1989年5月20日正式动工,1991年8月机场建好通过验收,1991年12月12日正式通航,这比预计时间提前了6个多月。

深圳机场开航前一个月,我就满58岁了,离退休还有2年,我提前给自己选了一个领导,还是我去面谈的。我当时是深圳机场的副总经理、法人代表,了解到民航总局西南管理局副局长石克澄在机场管理上很有办法,就建议把他调来当总经理。通航前,石克澄已到岗,当天他在通航仪式现场,我在指挥中心,负责当天机场的各种运作。

深圳机场从建成通航的第三年,就成为中国民航先进单位,再后来陆续得到很多荣誉。

深圳机场建成通航开始,就有要求改名的声音。理由有二:第一,深圳机场建成时叫黄田机场,“黄田”二字在粤语及闽南语中发音与“黄泉”很像,很多海外归来的客人易产生误解,感觉不吉利;第二,福永街道的领导找过我们,说黄田机场虽然是在西乡街道建的,建设时不是往福永方向移了2公里多嘛,应该叫“福永机场”。

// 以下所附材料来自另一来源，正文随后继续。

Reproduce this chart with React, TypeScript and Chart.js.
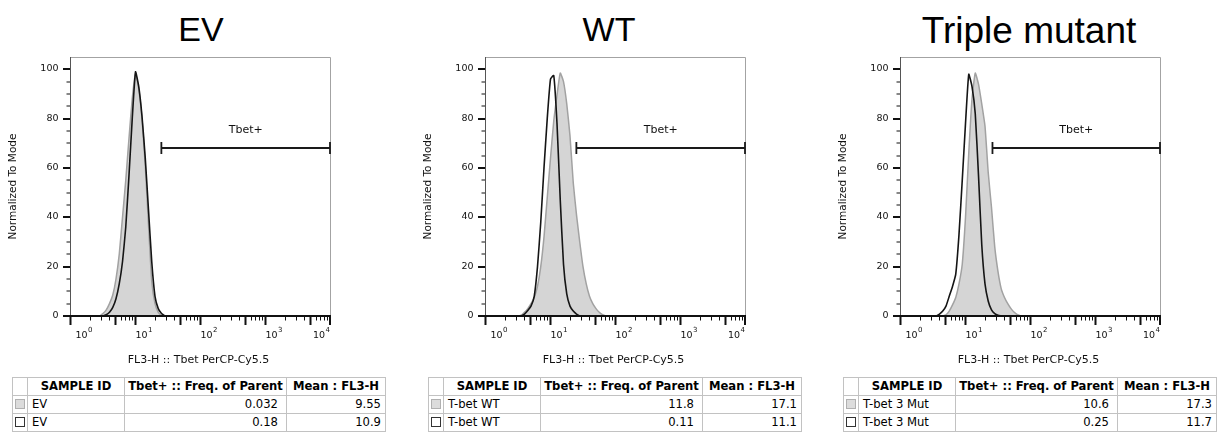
import React, { useEffect, useRef } from "react";
import { Chart, registerables } from "chart.js";

Chart.register(...registerables);

// ---------------- DATA ----------------
// Histogram bin centres on the FL3-H axis (log-spaced bins, 10^0.40 ... 10^2.00)
const binCenters = [
  2.51, 2.82, 3.16, 3.55, 3.98, 4.47, 5.01, 5.62, 6.31, 7.08, 7.94, 8.91, 10.0,
  11.22, 12.59, 14.13, 15.85, 17.78, 19.95, 22.39, 25.12, 28.18, 31.62, 35.48,
  39.81, 44.67, 50.12, 56.23, 63.1, 70.79, 79.43, 89.13, 100,
];

const _ = null;
// Normalized-to-mode counts per bin
const evGray = [_, 0, 1, 2.5, 5, 8.5, 15, 25, 40, 55, 72, 88, 98, 92, 80, 61, 37, 14, 5, 1.5, 0, _, _, _, _, _, _, _, _, _, _, _, _];
const evBlack = [_, _, 0, 0.5, 1.5, 3.5, 7, 13, 22, 36, 57, 80, 99, 93, 81, 64, 43, 22, 8, 3, 1, 0, _, _, _, _, _, _, _, _, _, _, _];
const wtGray = [_, _, 0, 0.3, 1.5, 3, 5, 7.5, 12, 20, 32, 48, 64, 79, 89.5, 98.5, 95, 86, 73, 54, 41, 30, 20, 13, 8, 5, 3, 1.5, 0.5, 0, _, _, _];
const wtBlack = [_, _, _, 0, 0.8, 2.2, 4, 8, 20, 38, 60, 80, 96, 97.5, 78, 47, 21, 9, 4, 2, 0.8, 0, _, _, _, _, _, _, _, _, _, _, _];
const triGray = [_, _, _, _, _, 0, 0.5, 2, 4.5, 7.5, 13, 21, 40, 66, 88, 98.5, 94, 86, 77, 58, 44, 28, 18, 11, 7.5, 5, 3, 1.5, 0.5, 0, _, _, _];
const triBlack = [_, _, _, 0, 0.8, 2, 4, 8, 12, 17, 33, 55, 78, 98, 93, 82, 57, 29, 13, 6, 2.5, 1, 0.3, 0, _, _, _, _, _, _, _, _, _];

const panelTitles = ["EV", "WT", "Triple mutant"];
const graySeries = [evGray, wtGray, triGray];
const blackSeries = [evBlack, wtBlack, triBlack];

const gateName = "Tbet+";
const gateStarts = [25, 25, 26];
const gateEnd = 10000;
const gateLevel = 68;

const xTickValues = [1, 10, 100, 1000, 10000];
const xTickExponents = ["0", "1", "2", "3", "4"];
const yTickValues = [0, 20, 40, 60, 80, 100];
const yAxisTitle = "Normalized To Mode";
const xAxisTitle = "FL3-H :: Tbet PerCP-Cy5.5";

const tableHeaders = ["SAMPLE ID", "Tbet+ :: Freq. of Parent", "Mean : FL3-H"];
const sampleIds = [["EV", "EV"], ["T-bet WT", "T-bet WT"], ["T-bet 3 Mut", "T-bet 3 Mut"]];
const freqOfParent = [["0.032", "0.18"], ["11.8", "0.11"], ["10.6", "0.25"]];
const meanFL3H = [["9.55", "10.9"], ["17.1", "11.1"], ["17.3", "11.7"]];

// ---------------- LAYOUT (page px) ----------------
const FRAME_LEFTS = [70.5, 485.5, 900.5];
const FRAME_W = 260;
const FRAME_TOP = 57;
const FRAME_BOTTOM = 316;
const CANVAS_TOP = 50;
const CANVAS_H = 322;
const CANVAS_W = 350;
const TITLE_CENTERS = [201, 609, 1029];
const TITLE_SIZES = [34, 34, 37];
const TABLE_LEFTS = [12, 428, 843];

const FONT = '"DejaVu Sans", "Noto Sans", sans-serif';

const flowDecor = {
  id: "flowDecor",
  afterDatasetsDraw(chart: any, _args: any, opts: any) {
    const { ctx, chartArea: a } = chart;
    const xs = chart.scales.x;
    const ys = chart.scales.y;
    ctx.save();

    // frame
    ctx.lineWidth = 1;
    ctx.strokeStyle = "#a3a3a3";
    ctx.beginPath();
    ctx.moveTo(a.left, a.top + 0.5);
    ctx.lineTo(a.right, a.top + 0.5);
    ctx.lineTo(a.right, a.bottom);
    ctx.stroke();
    ctx.strokeStyle = "#555";
    ctx.beginPath();
    ctx.moveTo(a.left, a.top);
    ctx.lineTo(a.left, a.bottom);
    ctx.stroke();
    ctx.fillStyle = "#111";
    ctx.fillRect(a.left - 0.5, a.bottom - 1, a.right - a.left + 1, 2);

    // y ticks
    for (let v = 0; v <= 100; v += 5) {
      const py = Math.round(ys.getPixelForValue(v));
      if (v % 20 === 0) ctx.fillRect(a.left - 7.5, py - 1, 7, 2);
      else ctx.fillRect(a.left - 4, py - 0.5, 3.5, 1);
    }
    ctx.font = `9.5px ${FONT}`;
    ctx.textAlign = "right";
    ctx.textBaseline = "middle";
    yTickValues.forEach((v) => {
      ctx.fillText(String(v), a.left - 12, Math.round(ys.getPixelForValue(v)));
    });

    // x ticks
    for (let d = 1; d < 10000; d *= 10) {
      for (let m = 1; m <= 9; m++) {
        const px = Math.round(xs.getPixelForValue(d * m) - 0.5) + 0.5;
        if (m === 1 || m === 5) ctx.fillRect(px - 1, a.bottom, 2, 9);
        else ctx.fillRect(px - 0.5, a.bottom, 1, 4.5);
      }
    }
    {
      const px = xs.getPixelForValue(10000);
      ctx.fillRect(px - 1.5, a.bottom, 2, 9);
    }
    ctx.textAlign = "left";
    ctx.textBaseline = "alphabetic";
    xTickValues.forEach((v, i) => {
      const px = xs.getPixelForValue(v);
      ctx.font = `9.5px ${FONT}`;
      const wb = ctx.measureText("10").width;
      ctx.font = `7px ${FONT}`;
      const we = ctx.measureText(xTickExponents[i]).width;
      let lx = px;
      if (i === 0) lx = px + 5;
      if (i === xTickValues.length - 1) lx = px - wb - we - 1;
      ctx.font = `9.5px ${FONT}`;
      ctx.fillText("10", lx, a.bottom + 22);
      ctx.font = `7px ${FONT}`;
      ctx.fillText(xTickExponents[i], lx + wb + 0.5, a.bottom + 16);
    });

    // axis titles
    ctx.font = `11px ${FONT}`;
    ctx.textAlign = "center";
    ctx.textBaseline = "middle";
    ctx.fillText(xAxisTitle, (a.left + a.right) / 2 - 2, a.bottom + 44.5);
    ctx.save();
    ctx.translate(a.left - 57, (a.top + a.bottom) / 2);
    ctx.rotate(-Math.PI / 2);
    ctx.font = `10.5px ${FONT}`;
    ctx.fillText(yAxisTitle, 0, 0);
    ctx.restore();

    // gate
    const gy = Math.round(ys.getPixelForValue(gateLevel));
    const gx1 = xs.getPixelForValue(opts.gateStart);
    const gx2 = Math.min(xs.getPixelForValue(gateEnd), a.right) - 0.5;
    ctx.strokeStyle = "#1a1a1a";
    ctx.lineWidth = 1.8;
    ctx.beginPath();
    ctx.moveTo(gx1, gy);
    ctx.lineTo(gx2, gy);
    ctx.moveTo(gx1, gy - 6);
    ctx.lineTo(gx1, gy + 6);
    ctx.moveTo(gx2, gy - 6);
    ctx.lineTo(gx2, gy + 6);
    ctx.stroke();
    ctx.font = `11px ${FONT}`;
    ctx.fillStyle = "#111";
    ctx.fillText(gateName, (gx1 + gx2) / 2, gy - 17.5);

    ctx.restore();
  },
};

function Histogram({ index }: { index: number }) {
  const ref = useRef<HTMLCanvasElement | null>(null);
  useEffect(() => {
    const canvas = ref.current;
    if (!canvas) return;
    const left = FRAME_LEFTS[index];
    const canvasLeft = left - 70.5;
    const padLeft = left - canvasLeft;
    const padRight = CANVAS_W - padLeft - FRAME_W;
    const chart = new Chart(canvas, {
      type: "line",
      data: {
        datasets: [
          {
            label: "black",
            data: binCenters.map((x, i) => ({ x, y: blackSeries[index][i] as any })),
            order: 0,
            borderColor: "#151515",
            borderWidth: 1.6,
            fill: false,
            pointRadius: 0,
            tension: 0.15,
          },
          {
            label: "gray",
            data: binCenters.map((x, i) => ({ x, y: graySeries[index][i] as any })),
            order: 1,
            borderColor: "#a2a2a2",
            backgroundColor: "#d5d5d5",
            borderWidth: 1.5,
            fill: "origin",
            pointRadius: 0,
            tension: 0.15,
          },
        ],
      },
      options: {
        animation: false,
        responsive: false,
        devicePixelRatio: 1,
        spanGaps: false,
        layout: {
          padding: {
            left: padLeft,
            right: padRight,
            top: FRAME_TOP - CANVAS_TOP,
            bottom: CANVAS_TOP + CANVAS_H - FRAME_BOTTOM,
          },
        },
        plugins: {
          legend: { display: false },
          tooltip: { enabled: false },
          flowDecor: { gateStart: gateStarts[index] },
        } as any,
        scales: {
          x: { type: "logarithmic", min: 1, max: 10000, display: false },
          y: { type: "linear", min: 0, max: 105, display: false },
        },
      },
      plugins: [flowDecor as any],
    });
    return () => chart.destroy();
  }, [index]);
  return (
    <canvas
      ref={ref}
      width={CANVAS_W}
      height={CANVAS_H}
      style={{
        position: "absolute",
        left: FRAME_LEFTS[index] - 70.5,
        top: CANVAS_TOP,
        width: CANVAS_W,
        height: CANVAS_H,
      }}
    />
  );
}

const cell: React.CSSProperties = {
  border: "1px solid #c2c2c2",
  padding: "0 4px",
  height: 17,
  lineHeight: "17px",
  whiteSpace: "nowrap",
  overflow: "hidden",
};

function CheckIcon({ filled }: { filled: boolean }) {
  return (
    <span
      style={{
        display: "inline-block",
        width: 8,
        height: 8,
        border: filled ? "1px solid #b0b0b0" : "1px solid #333",
        background: filled ? "#dcdcdc" : "#fff",
        verticalAlign: "middle",
        marginTop: -2,
      }}
    />
  );
}

function DataTable({ index }: { index: number }) {
  return (
    <table
      style={{
        position: "absolute",
        left: TABLE_LEFTS[index],
        top: 377,
        borderCollapse: "collapse",
        tableLayout: "fixed",
        width: 373,
        fontFamily: FONT,
        fontSize: 11.6,
        color: "#000",
        border: "1px solid #a0a0a0",
      }}
    >
      <colgroup>
        <col style={{ width: 15 }} />
        <col style={{ width: 97 }} />
        <col style={{ width: 162 }} />
        <col style={{ width: 99 }} />
      </colgroup>
      <thead>
        <tr>
          <th style={cell}></th>
          {tableHeaders.map((h) => (
            <th key={h} style={{ ...cell, fontWeight: "bold", textAlign: "center", padding: "0 2px" }}>
              {h}
            </th>
          ))}
        </tr>
      </thead>
      <tbody>
        {[0, 1].map((r) => (
          <tr key={r}>
            <td style={{ ...cell, padding: "0 0 0 2px" }}>
              <CheckIcon filled={r === 0} />
            </td>
            <td style={{ ...cell, textAlign: "left" }}>{sampleIds[index][r]}</td>
            <td style={{ ...cell, textAlign: "right", paddingRight: 8 }}>{freqOfParent[index][r]}</td>
            <td style={{ ...cell, textAlign: "right", paddingRight: 4 }}>{meanFL3H[index][r]}</td>
          </tr>
        ))}
      </tbody>
    </table>
  );
}

export default function App() {
  return (
    <div
      style={{
        position: "absolute",
        left: 0,
        top: 0,
        width: 1230,
        height: 433,
        background: "#fff",
        overflow: "hidden",
      }}
    >
      {panelTitles.map((t, i) => (
        <div
          key={t}
          style={{
            position: "absolute",
            left: TITLE_CENTERS[i] - 150,
            width: 300,
            top: 12,
            textAlign: "center",
            fontFamily: '"Liberation Sans", Arial, sans-serif',
            fontSize: TITLE_SIZES[i],
            lineHeight: `${TITLE_SIZES[i]}px`,
            color: "#000",
          }}
        >
          {t}
        </div>
      ))}
      {[0, 1, 2].map((i) => (
        <Histogram key={`h${i}`} index={i} />
      ))}
      {[0, 1, 2].map((i) => (
        <DataTable key={`t${i}`} index={i} />
      ))}
    </div>
  );
}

1992年,我向民航总局写报告请求改名,提出两个备选方案:第一个叫永田机场,福永和黄田各取一个字;另一个叫宝安机场。

最后,深圳机场1995年改名为宝安机场。

1994年,我退休了。退休这么多年,每次关于深圳机场的报道,我都会仔细地看,很关心。去年客流量突破6000万人次,这是以前想不到也不敢想的。作为一名老机场人,我希望深圳机场发展得越来越好,宝安发展得越来越好。

【口述者简介】

陈干万,1934年出生于今深圳市龙华观澜,1950年入伍,1956年加入中国共产党,1982年转业回到深圳参与组建深圳市人民警察学校;1982年11月起参与深圳机场建设,任深圳机场筹建处副主任;1988年任机场建设领导小组人事培训处处长。1989年至1994年先后担任深圳机场公司副总经理、法人代表、工会主席。